[START DATA BLOCK]

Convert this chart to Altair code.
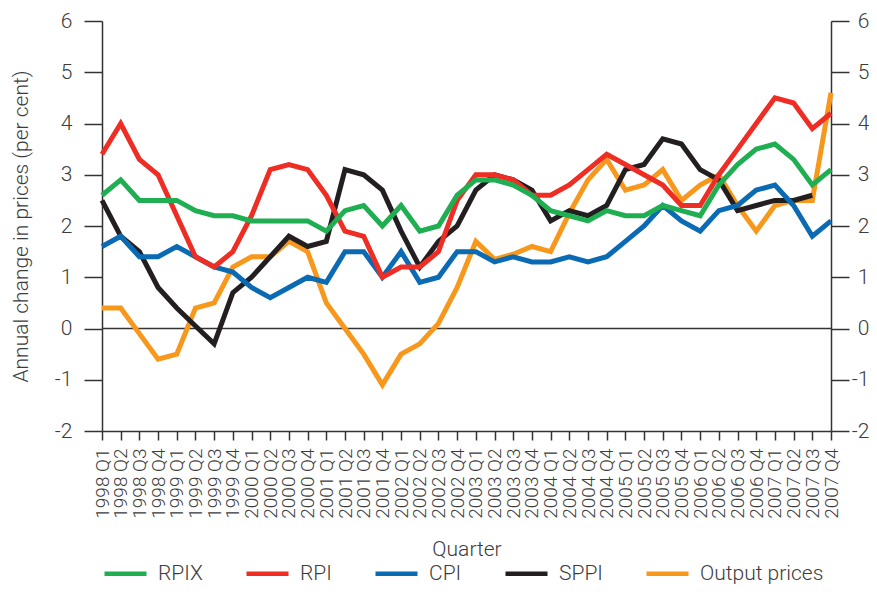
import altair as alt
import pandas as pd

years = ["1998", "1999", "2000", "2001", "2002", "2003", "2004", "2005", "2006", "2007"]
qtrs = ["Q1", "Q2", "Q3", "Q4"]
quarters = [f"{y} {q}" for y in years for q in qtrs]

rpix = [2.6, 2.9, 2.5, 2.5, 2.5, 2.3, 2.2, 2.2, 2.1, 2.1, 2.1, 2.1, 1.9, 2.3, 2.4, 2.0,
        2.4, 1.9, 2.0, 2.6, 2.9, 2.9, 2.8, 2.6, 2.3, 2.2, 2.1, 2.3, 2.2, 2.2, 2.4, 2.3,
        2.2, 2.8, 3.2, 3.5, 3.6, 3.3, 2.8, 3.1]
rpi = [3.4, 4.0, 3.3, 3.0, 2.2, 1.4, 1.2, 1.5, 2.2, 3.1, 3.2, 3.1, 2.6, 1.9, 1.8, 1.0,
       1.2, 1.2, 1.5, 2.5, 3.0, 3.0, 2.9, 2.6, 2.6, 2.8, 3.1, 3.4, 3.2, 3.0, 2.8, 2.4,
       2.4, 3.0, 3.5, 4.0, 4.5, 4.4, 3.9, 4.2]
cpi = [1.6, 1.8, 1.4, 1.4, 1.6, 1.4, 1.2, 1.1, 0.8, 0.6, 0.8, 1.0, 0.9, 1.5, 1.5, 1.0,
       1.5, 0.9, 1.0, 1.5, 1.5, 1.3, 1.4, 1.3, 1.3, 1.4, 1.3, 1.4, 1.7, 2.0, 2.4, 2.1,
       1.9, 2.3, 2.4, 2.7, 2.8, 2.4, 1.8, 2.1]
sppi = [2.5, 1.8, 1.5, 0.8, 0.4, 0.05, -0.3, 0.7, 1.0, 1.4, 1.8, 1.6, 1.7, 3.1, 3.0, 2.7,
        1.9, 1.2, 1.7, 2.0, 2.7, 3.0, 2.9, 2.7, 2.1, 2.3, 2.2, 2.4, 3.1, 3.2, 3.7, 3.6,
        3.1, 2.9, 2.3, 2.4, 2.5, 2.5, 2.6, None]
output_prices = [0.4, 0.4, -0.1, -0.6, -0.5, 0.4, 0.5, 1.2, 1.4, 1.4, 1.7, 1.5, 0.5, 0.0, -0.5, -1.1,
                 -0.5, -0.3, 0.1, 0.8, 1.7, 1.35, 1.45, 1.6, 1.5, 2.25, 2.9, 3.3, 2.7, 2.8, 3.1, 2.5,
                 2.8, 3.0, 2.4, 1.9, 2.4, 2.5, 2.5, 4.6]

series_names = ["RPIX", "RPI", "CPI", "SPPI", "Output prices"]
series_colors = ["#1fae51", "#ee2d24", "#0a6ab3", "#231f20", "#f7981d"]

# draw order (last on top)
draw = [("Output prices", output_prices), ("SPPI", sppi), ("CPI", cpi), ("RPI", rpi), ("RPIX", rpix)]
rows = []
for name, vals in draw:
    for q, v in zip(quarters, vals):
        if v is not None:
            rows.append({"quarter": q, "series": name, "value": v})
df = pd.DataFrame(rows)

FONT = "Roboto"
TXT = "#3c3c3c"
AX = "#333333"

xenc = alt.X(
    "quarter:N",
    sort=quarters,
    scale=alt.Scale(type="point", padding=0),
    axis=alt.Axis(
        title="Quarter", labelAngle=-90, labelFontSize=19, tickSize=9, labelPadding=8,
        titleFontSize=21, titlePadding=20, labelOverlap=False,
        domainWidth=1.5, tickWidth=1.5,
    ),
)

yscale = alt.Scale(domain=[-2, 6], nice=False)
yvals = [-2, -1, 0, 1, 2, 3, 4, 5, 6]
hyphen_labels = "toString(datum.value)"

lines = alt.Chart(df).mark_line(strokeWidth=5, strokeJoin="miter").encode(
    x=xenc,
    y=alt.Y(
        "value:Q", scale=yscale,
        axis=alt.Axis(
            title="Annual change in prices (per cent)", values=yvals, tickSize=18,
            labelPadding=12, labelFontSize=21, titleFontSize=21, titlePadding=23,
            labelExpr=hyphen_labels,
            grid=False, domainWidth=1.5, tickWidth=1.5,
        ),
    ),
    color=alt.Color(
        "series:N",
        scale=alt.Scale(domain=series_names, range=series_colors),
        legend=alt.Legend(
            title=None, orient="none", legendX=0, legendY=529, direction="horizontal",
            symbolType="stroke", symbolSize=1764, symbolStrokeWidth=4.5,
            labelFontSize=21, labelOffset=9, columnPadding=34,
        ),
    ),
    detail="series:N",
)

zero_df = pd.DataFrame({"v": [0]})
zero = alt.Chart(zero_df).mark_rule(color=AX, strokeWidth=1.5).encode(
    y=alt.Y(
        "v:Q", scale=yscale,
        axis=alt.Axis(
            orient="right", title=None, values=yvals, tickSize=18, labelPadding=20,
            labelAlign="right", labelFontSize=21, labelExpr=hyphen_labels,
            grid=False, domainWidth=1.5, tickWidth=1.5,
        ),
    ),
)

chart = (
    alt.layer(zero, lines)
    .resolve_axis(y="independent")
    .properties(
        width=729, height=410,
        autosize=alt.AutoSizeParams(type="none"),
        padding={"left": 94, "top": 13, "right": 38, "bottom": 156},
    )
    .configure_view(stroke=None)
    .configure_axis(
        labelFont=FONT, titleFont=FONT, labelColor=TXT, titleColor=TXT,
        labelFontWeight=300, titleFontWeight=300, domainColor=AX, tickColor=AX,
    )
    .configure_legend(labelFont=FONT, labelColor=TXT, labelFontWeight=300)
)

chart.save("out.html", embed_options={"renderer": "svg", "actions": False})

[END DATA BLOCK]

*WHAT TO WORK ON*:
With the pictures left out, restate word for word every line of the data above, from the first down to the line that contains "for q in qtrs]".

*EXERCISE RESPONSE*:
Convert this chart to Altair code.
import altair as alt
import pandas as pd

years = ["1998", "1999", "2000", "2001", "2002", "2003", "2004", "2005", "2006", "2007"]
qtrs = ["Q1", "Q2", "Q3", "Q4"]
quarters = [f"{y} {q}" for y in years for q in qtrs]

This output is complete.